It’s never a good idea to treat an international event as practice for something bigger that follows. But there was no avoiding the fact on Monday when a bemused Daniel Vettori and a chirpy Kumar Sangakkara addressed the largely Indian media contingent in Colombo.
Although Mahendra Singh Dhoni and his merry men are back home playing in the Corporate Trophy, the Indian team’s fortunes were the focus of most of the questions.
When Sri Lanka Cricket extended an invitation to India, it made perfect sense for them as hosts, as a tri-series involving India would make them enough money to stay solvent a bit longer.
For India, coming off their longest layoff in recent memory, having last beaten the West Indies 2-1 in June-July, it made perfect sense to get a bit of 50-over cricket under the belt ahead of the Champions Trophy.
What about New Zealand? Well, they had little choice in the matter and what was originally scheduled to be a five-match bilateral series was quickly converted into a four-game tournament.
To even call this shindig a tournament seems odd, given how few matches there are in all. Contrast this with the newly expanded Indian Premier League, which will feature 94 matches in one season alone.
There are many things about Sri Lankan cricket that are wonderfully unpredictable, whether it is the idiosyncratic action of a Lasith Malinga, the quirky slow bowling of an Ajantha Mendis or the hyperactive energy of the 40-year-old Sanath Jayasuriya.
Equally, however, there are things about Sri Lankan cricket that are mind numbingly predictable, and a couple of these could have a huge role to play in the tri-series.
The first of these is the rain - evening showers have been a feature of the weather pattern over the last week.
Although recent spells have been short and sharp, with all matches scheduled to be day-nighters, there’s a good chance that the teams will have to keep Duckworth-Lewis tables handy.

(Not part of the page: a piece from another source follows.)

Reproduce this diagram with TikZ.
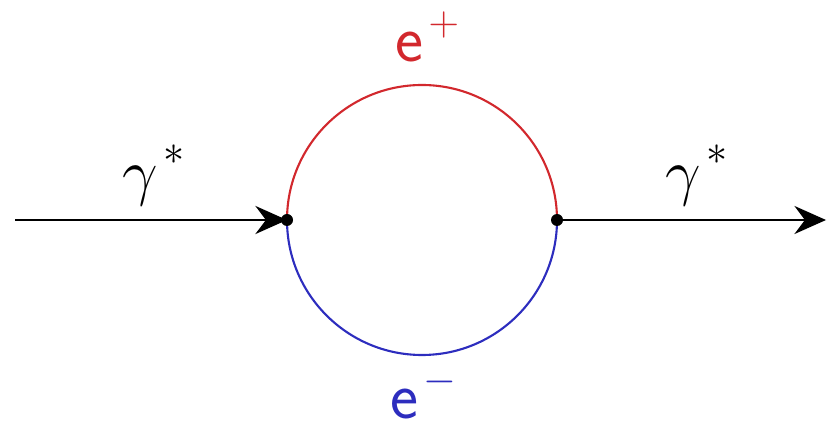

The second, and more worrying aspect, is the fact that the toss plays such a huge role at the R Premadasa Stadium, where all matches will be played.
The pitch has always been on the slow side, and batting just gets progressively difficult as day gives in to night.
The team winning the toss and choosing to bat first has won the last 11 matches at the venue.
It’s not a venue where batsmen get high value for strokeplay either, with 300 being achieved just once in 30 ODIs on the ground since 2004. Oddly enough, in the same period, spinners haven’t had a great time, picking up only 160 wickets compared to the 262 fast bowlers have managed.
In short, this is a venue that makes for tough, grinding cricket, no matter what type of player you are. In that sense, it’s the perfect warm-up for India ahead of the Champions Trophy.
Irrespective of the result, India will want to shake off any rustiness with some competitive matchplay, and the two teams they are up against are both just the sort to relish challenging conditions.
Chance for India to become number one
New Delhi: India have a chance to claim number-one place in the Reliance Mobile ICC ODI Championship if they win all three matches, including the final, in the triangular series.
India trail number-one ranked South Africa by just one point, but they stand to gain two points if they win in Sri Lanka.